IMG_2190.JPGÀs vezes temos um pico de trabalho e suspendemos as caminhadas matinais. Outras é o Melville que anda impossível, a arfar por passeios longos, e temos de mudar de trajecto e de hora, porque a princesa não tolera que outros cães pisem o mesmo alcatrão que ela.

O regresso é sempre encantador: porque a paisagem tornou a mudar, porque o mar nos espera na ida e a montanha na vinda, e também porque pelo meio há o Guarita.

O supermercados Guarita, agora uma pequena cadeia, são o epítome de um tempo. Por um lado, hão-de ter prejudicado algum comércio tradicional. Por outro, não deixam de ser eles próprios comércio tradicional. Abrem e fecham cedo, têm os mesmos empregados durante anos e conhecem os clientes pelos nomes, pelos hábitos e pelas reputações.

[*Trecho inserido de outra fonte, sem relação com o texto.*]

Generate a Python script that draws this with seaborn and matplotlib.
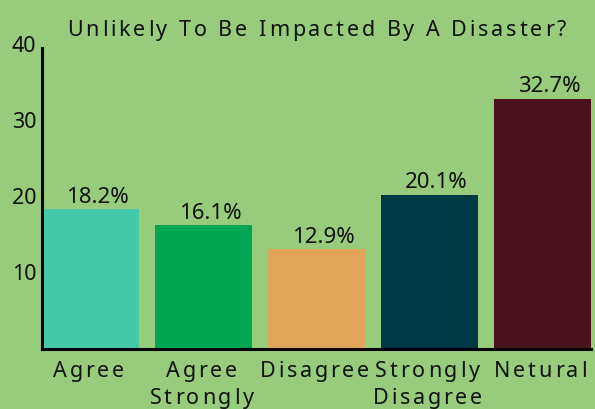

Vamos desde o primeiro dia ao Guarita da Terra do Pão. Abastecemo-nos de mercearias, cigarros e cafés. As empregadas assinalam quando chegamos dez minutos mais tarde ou mais cedo. Não havendo outro tema, perguntam pelos livros ou pelo cão.

Aqui há dias, encomendámos cuscuz. Certos produtos continuam algo estrangeiros aqui, pelo que às vezes temos de ir ao capitalismo comprar parmesão, pesto, óleo de amendoim. Entretanto, pedimos ao sr. Marcelino para ver se conseguia arranjar cuscuz.

Tratou de tudo em 48 horas: mandou investigar as marcas, fez uma ronda pelos outros supermercados, conferiu connosco do que se tratava. Dois dias depois, não havia uma empregada que não tivesse para nós o recado de que o cuscuz chegara e, afinal, não era massa.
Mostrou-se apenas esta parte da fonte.